Goal →
Without including any images, repeat the data exactly.

Records shown →
☆ ☆ ☆ ☆ ☆ ☆ ☆
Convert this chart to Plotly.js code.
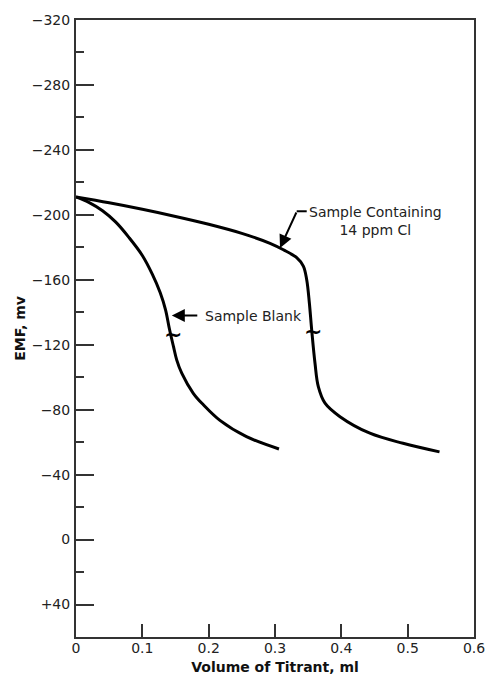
<!DOCTYPE html>
<html>
<head>
<meta charset="utf-8">
<script src="https://cdn.plot.ly/plotly-3.0.1.min.js"></script>
<style>html,body{margin:0;padding:0;background:#fff;}#chart{width:486px;height:675px;}</style>
</head>
<body>
<div id="chart"></div>
<script>
// Data
const blankX = [0, 0.02, 0.04, 0.06, 0.08, 0.1, 0.115, 0.127, 0.135, 0.1407, 0.1467, 0.1518, 0.1594, 0.1768, 0.192, 0.217, 0.257, 0.306];
const blankY = [-211, -207.5, -202.5, -195.5, -186, -175, -163.5, -152, -141.5, -130, -119.3, -110.7, -102.5, -90.1, -83, -73.4, -63.4, -55.8];

const sampleX = [0, 0.05, 0.1, 0.15, 0.2, 0.25, 0.2925, 0.3126, 0.3327, 0.3427, 0.3478, 0.3518, 0.3553, 0.3603, 0.3653, 0.3754, 0.398, 0.443, 0.493, 0.548];
const sampleY = [-211, -207.4, -203.4, -199, -194.2, -188.6, -182.5, -178.5, -173.6, -168.4, -160, -145.7, -129.2, -108.6, -94.2, -84, -75.7, -65.5, -59.3, -54];

const xTickVals = [0, 0.1, 0.2, 0.3, 0.4, 0.5, 0.6];
const xTickText = ["0", "0.1", "0.2", "0.3", "0.4", "0.5", "0.6"];
const yTickVals = [-320, -280, -240, -200, -160, -120, -80, -40, 0, 40];
const yTickText = ["\u2212320", "\u2212280", "\u2212240", "\u2212200", "\u2212160", "\u2212120", "\u221280", "\u221240", "0", "+40"];

const labelBlank = "Sample Blank";
const labelSample = "Sample Containing<br>14 ppm Cl";

const FONT = "DejaVu Sans, Verdana, sans-serif";
const AX = "#333";

const traces = [
  {x: blankX, y: blankY, mode: "lines", line: {color: "#000", width: 3, shape: "spline", smoothing: 1}, hoverinfo: "skip"},
  {x: sampleX, y: sampleY, mode: "lines", line: {color: "#000", width: 3, shape: "spline", smoothing: 1}, hoverinfo: "skip"}
];

const layout = {
  width: 486, height: 675,
  margin: {l: 76, r: 12, t: 20, b: 38},
  paper_bgcolor: "#fff", plot_bgcolor: "#fff",
  showlegend: false,
  font: {family: FONT, size: 14, color: "#222"},
  xaxis: {
    range: [0, 0.6], tickvals: xTickVals, ticktext: xTickText,
    ticks: "inside", ticklen: 13, tickwidth: 2, tickcolor: AX,
    showline: true, linewidth: 2, linecolor: AX, mirror: true,
    showgrid: false, zeroline: false, ticklabelstandoff: -3,
    title: {text: "<b>Volume of Titrant, ml</b>", font: {family: FONT, size: 14, color: "#111"}, standoff: 8}
  },
  yaxis: {
    range: [60, -320], tickvals: yTickVals, ticktext: yTickText,
    ticks: "inside", ticklen: 18, tickwidth: 2, tickcolor: AX,
    minor: {dtick: 20, tick0: 0, ticks: "inside", ticklen: 8, tickwidth: 2, tickcolor: AX, showgrid: false},
    showline: true, linewidth: 2, linecolor: AX, mirror: true,
    showgrid: false, zeroline: false, ticklabelstandoff: 1,
    title: {text: "<b>EMF, mv</b>", font: {family: FONT, size: 14, color: "#111"}, standoff: 3}
  },
  shapes: [
    {type: "line", xref: "x", yref: "y", x0: 0.3327, x1: 0.3478, y0: -202.2, y1: -202.2, line: {color: "#000", width: 2}}
  ],
  annotations: [
    {x: 0.1444, y: -138, xref: "x", yref: "y", text: "", showarrow: true, ax: 27, ay: 0,
     arrowhead: 2, arrowsize: 1.3, arrowwidth: 2, arrowcolor: "#000", standoff: 0},
    {x: 0.1915, y: -138, xref: "x", yref: "y", text: labelBlank, showarrow: false, xanchor: "left", yanchor: "middle",
     font: {family: FONT, size: 14, color: "#222"}},
    {x: 0.3076, y: -179.6, xref: "x", yref: "y", text: "", showarrow: true, ax: 17, ay: -37,
     arrowhead: 2, arrowsize: 1.3, arrowwidth: 2, arrowcolor: "#000", standoff: 0},
    {x: 0.451, y: -196, xref: "x", yref: "y", text: labelSample, showarrow: false, xanchor: "center", yanchor: "middle", align: "center",
     font: {family: FONT, size: 14, color: "#222"}},
    {x: 0.146, y: -126, xref: "x", yref: "y", text: "<b>~</b>", showarrow: false, xanchor: "center", yanchor: "middle",
     font: {family: FONT, size: 22, color: "#000"}},
    {x: 0.357, y: -128.2, xref: "x", yref: "y", text: "<b>~</b>", showarrow: false, xanchor: "center", yanchor: "middle",
     font: {family: FONT, size: 22, color: "#000"}}
  ]
};

Plotly.newPlot("chart", traces, layout, {displayModeBar: false, staticPlot: true});
</script>
</body>
</html>
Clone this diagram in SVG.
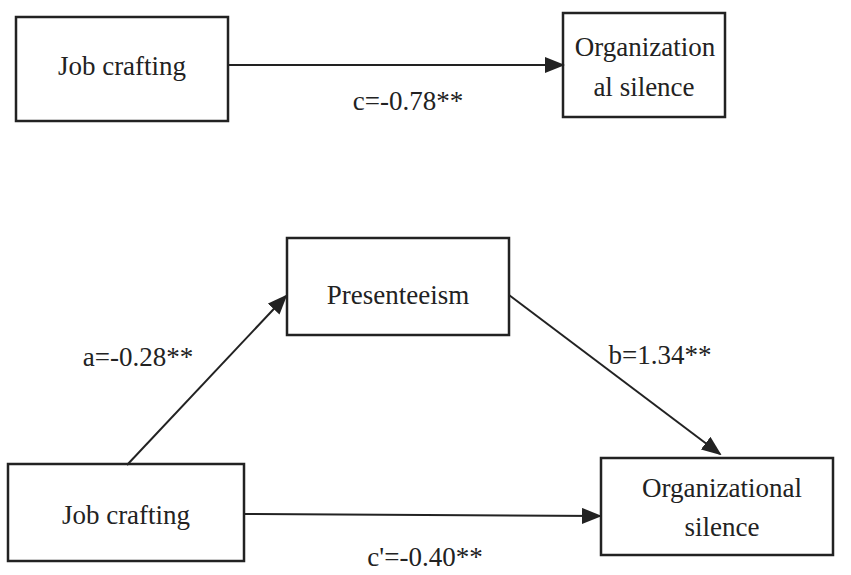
☆ ☆ ☆ ☆ ☆ ☆ ☆
Task result →
Convert this chart to Plotly.js code.
<!DOCTYPE html>
<html>
<head>
<meta charset="utf-8">
<script src="https://cdn.plot.ly/plotly-3.0.1.min.js"></script>
<style>html,body{margin:0;padding:0;background:#fff;}#chart{width:486px;height:675px;}</style>
</head>
<body>
<div id="chart"></div>
<script>
// Data
const blankX = [0, 0.02, 0.04, 0.06, 0.08, 0.1, 0.115, 0.127, 0.135, 0.1407, 0.1467, 0.1518, 0.1594, 0.1768, 0.192, 0.217, 0.257, 0.306];
const blankY = [-211, -207.5, -202.5, -195.5, -186, -175, -163.5, -152, -141.5, -130, -119.3, -110.7, -102.5, -90.1, -83, -73.4, -63.4, -55.8];

const sampleX = [0, 0.05, 0.1, 0.15, 0.2, 0.25, 0.2925, 0.3126, 0.3327, 0.3427, 0.3478, 0.3518, 0.3553, 0.3603, 0.3653, 0.3754, 0.398, 0.443, 0.493, 0.548];
const sampleY = [-211, -207.4, -203.4, -199, -194.2, -188.6, -182.5, -178.5, -173.6, -168.4, -160, -145.7, -129.2, -108.6, -94.2, -84, -75.7, -65.5, -59.3, -54];

const xTickVals = [0, 0.1, 0.2, 0.3, 0.4, 0.5, 0.6];
const xTickText = ["0", "0.1", "0.2", "0.3", "0.4", "0.5", "0.6"];
const yTickVals = [-320, -280, -240, -200, -160, -120, -80, -40, 0, 40];
const yTickText = ["\u2212320", "\u2212280", "\u2212240", "\u2212200", "\u2212160", "\u2212120", "\u221280", "\u221240", "0", "+40"];

const labelBlank = "Sample Blank";
const labelSample = "Sample Containing<br>14 ppm Cl";

const FONT = "DejaVu Sans, Verdana, sans-serif";
const AX = "#333";

const traces = [
  {x: blankX, y: blankY, mode: "lines", line: {color: "#000", width: 3, shape: "spline", smoothing: 1}, hoverinfo: "skip"},
  {x: sampleX, y: sampleY, mode: "lines", line: {color: "#000", width: 3, shape: "spline", smoothing: 1}, hoverinfo: "skip"}
];

const layout = {
  width: 486, height: 675,
  margin: {l: 76, r: 12, t: 20, b: 38},
  paper_bgcolor: "#fff", plot_bgcolor: "#fff",
  showlegend: false,
  font: {family: FONT, size: 14, color: "#222"},
  xaxis: {
    range: [0, 0.6], tickvals: xTickVals, ticktext: xTickText,
    ticks: "inside", ticklen: 13, tickwidth: 2, tickcolor: AX,
    showline: true, linewidth: 2, linecolor: AX, mirror: true,
    showgrid: false, zeroline: false, ticklabelstandoff: -3,
    title: {text: "<b>Volume of Titrant, ml</b>", font: {family: FONT, size: 14, color: "#111"}, standoff: 8}
  },
  yaxis: {
    range: [60, -320], tickvals: yTickVals, ticktext: yTickText,
    ticks: "inside", ticklen: 18, tickwidth: 2, tickcolor: AX,
    minor: {dtick: 20, tick0: 0, ticks: "inside", ticklen: 8, tickwidth: 2, tickcolor: AX, showgrid: false},
    showline: true, linewidth: 2, linecolor: AX, mirror: true,
    showgrid: false, zeroline: false, ticklabelstandoff: 1,
    title: {text: "<b>EMF, mv</b>", font: {family: FONT, size: 14, color: "#111"}, standoff: 3}
  },
  shapes: [
    {type: "line", xref: "x", yref: "y", x0: 0.3327, x1: 0.3478, y0: -202.2, y1: -202.2, line: {color: "#000", width: 2}}
  ],
  annotations: [
    {x: 0.1444, y: -138, xref: "x", yref: "y", text: "", showarrow: true, ax: 27, ay: 0,
     arrowhead: 2, arrowsize: 1.3, arrowwidth: 2, arrowcolor: "#000", standoff: 0},
    {x: 0.1915, y: -138, xref: "x", yref: "y", text: labelBlank, showarrow: false, xanchor: "left", yanchor: "middle",
     font: {family: FONT, size: 14, color: "#222"}},
    {x: 0.3076, y: -179.6, xref: "x", yref: "y", text: "", showarrow: true, ax: 17, ay: -37,
     arrowhead: 2, arrowsize: 1.3, arrowwidth: 2, arrowcolor: "#000", standoff: 0},
    {x: 0.451, y: -196, xref: "x", yref: "y", text: labelSample, showarrow: false, xanchor: "center", yanchor: "middle", align: "center",
     font: {family: FONT, size: 14, color: "#222"}},
    {x: 0.146, y: -126, xref: "x", yref: "y", text: "<b>~</b>", showarrow: false, xanchor: "center", yanchor: "middle",
     font: {family: FONT, size: 22, color: "#000"}},
    {x: 0.357, y: -128.2, xref: "x", yref: "y", text: "<b>~</b>", showarrow: false, xanchor: "center", yanchor: "middle",
     font: {family: FONT, size: 22, color: "#000"}}
  ]
};

Plotly.newPlot("chart", traces, layout, {displayModeBar: false, staticPlot: true});
</script>
</body>
</html>
Clone this diagram in SVG.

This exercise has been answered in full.